Se va, dice, con la conciencia tranquila. Nada lo perturba respecto de los resultados de sus quehaceres al frente de la presidencia de la República. Sin más, asume que todo se hizo tan bien, que es necesario un segundo nivel porque la ruta no merece discutirse. Esto es, que no hace falta reflexionar sobre lo realizado, ya está valorado y el refrendo de los aciertos tuvo su prueba de fuego el pasado 2 de junio. La prueba fue más que aprobada, los resultados así lo muestran.
La posibilidad de escuchar algunas críticas, de imaginar un ejercicio de autocrítica, no cabe en el imaginario de un hombre y seguidores que en la legitimidad de las urnas refieren la certeza y la inamovilidad de una idea central: ellos poseen la verdad y se asumen la encarnación de un pueblo bueno que mayoritariamente los revalidó. Entonces solo queda la continuidad sin sesgos, nada que reconocer fuera del estrecho, muy estrecho, camino que ha fijado el gran timonel.
Se va, se supone, envuelto, arropado en la construcción del culto a su persona, dejando un ambiente polarizado, donde parece haberse instalado una profunda grieta, que define sitio para dos únicas clases de mexicanos: los que le aplauden sin cortapisas de ningún tipo, que sostienen sin miramientos que el México de hoy no tiene parangón de felicidad, y todos los otros, aquellos que le son desafectos, que preguntan y cuestionan su régimen.

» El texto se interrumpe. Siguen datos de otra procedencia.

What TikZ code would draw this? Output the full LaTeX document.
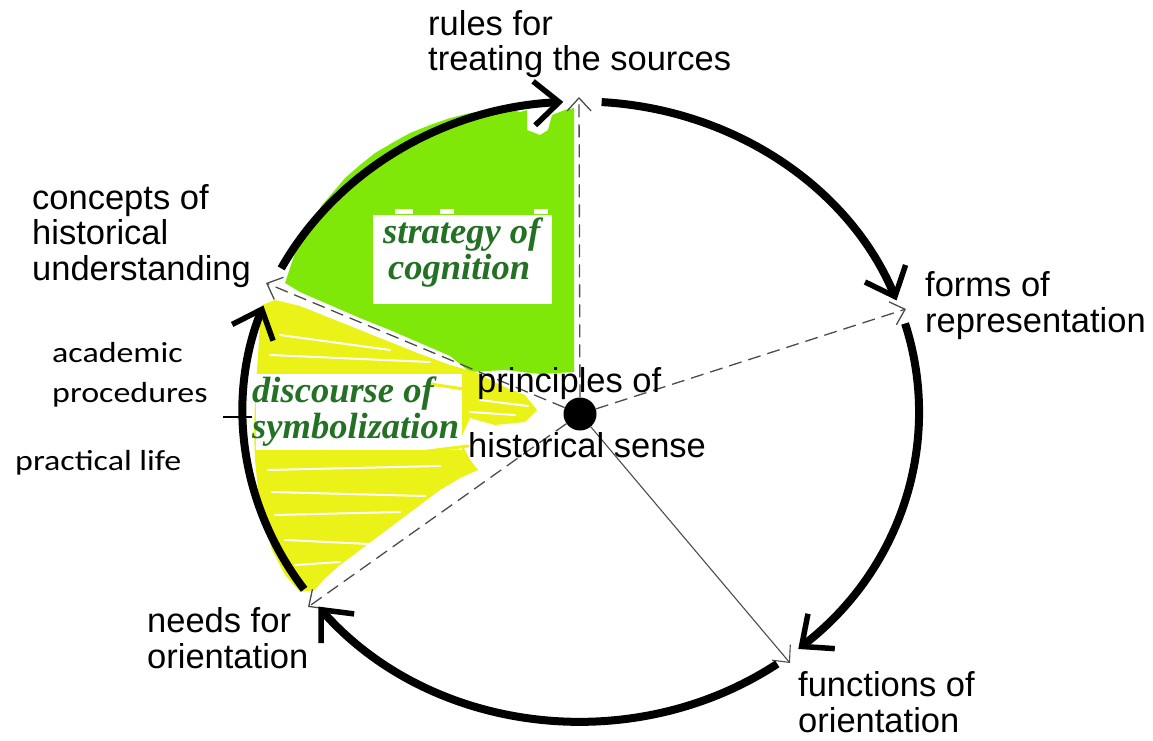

El valor de la tolerancia democrática, condición indispensable como edificación alternativa, diversa, diferente, mutó al radicalismo, a la instalación de un conmigo o contra mí. Intolerante en su reduccionismo, en la sujeción de los pensamientos libres por la castración de todo lo que suponga oponerse a la uniformidad, a la potestad asumida desde esa personificación del pueblo que no reconoce más que traidores para los que piensen distinto.
Ha terminado su periodo, dice, y melancólico, en medio de canciones fervientes que resguardan su legado, deja para la continuidad, el proyecto verdadero y único que solo escucha los ecos reconfortantes de su megalomanía en el país de la uniformidad, el de los pañuelos blancos que le enjugan una lágrima de cocodrilo. No hay otro país más el qué él dice que existe. La violencia disminuye si sus ojos no voltean a verla. La impunidad no es un concepto que tenga cabida en ese paraíso de los compromisos cumplidos en el discurso, en la palabrería repetida día a día, de mentiras, de verdades a medias, de descalificaciones, calumnias y amenazas, de un gobierno ejercido desde las mañaneras.
Termina un sexenio más de nuestra historia moderna, pero no será uno más, porque será revisado más allá de los tiempos presentes. Sin duda ha marcado de forma significativa la vida nacional y forjado un cambio de régimen hacia la ruptura y destrucción de una edificación democrática mexicana realizada en los últimos 60 años, con fragilidades y pendientes, pero funcionando con instituciones y reglas construidas con esfuerzos, acuerdos y luchas plurales. El actual grupo hegemónico no lo reconoce porque en su concepción autoritaria, se consideran los únicos y verdaderos referentes de las luchas por un México con justicia social.
Dice que se va, pero en realidad no se va, porque su ministerio aun no acaba. Su derecho –como dijo-, a esperar la llamada de su presidenta si la patria lo reclama y su derecho a disentir cuando pueda vislumbrar que se desvía el camino, lo harán presente. El rancho y la jubilación pueden esperar, la presidenta lo entiende y atiende, no más, no menos.
DE LA BITÁCORA DE LA TÍA QUETA
El Corredor Interoceánico, ecocidio sin consulta, sin trámites, sin reglas.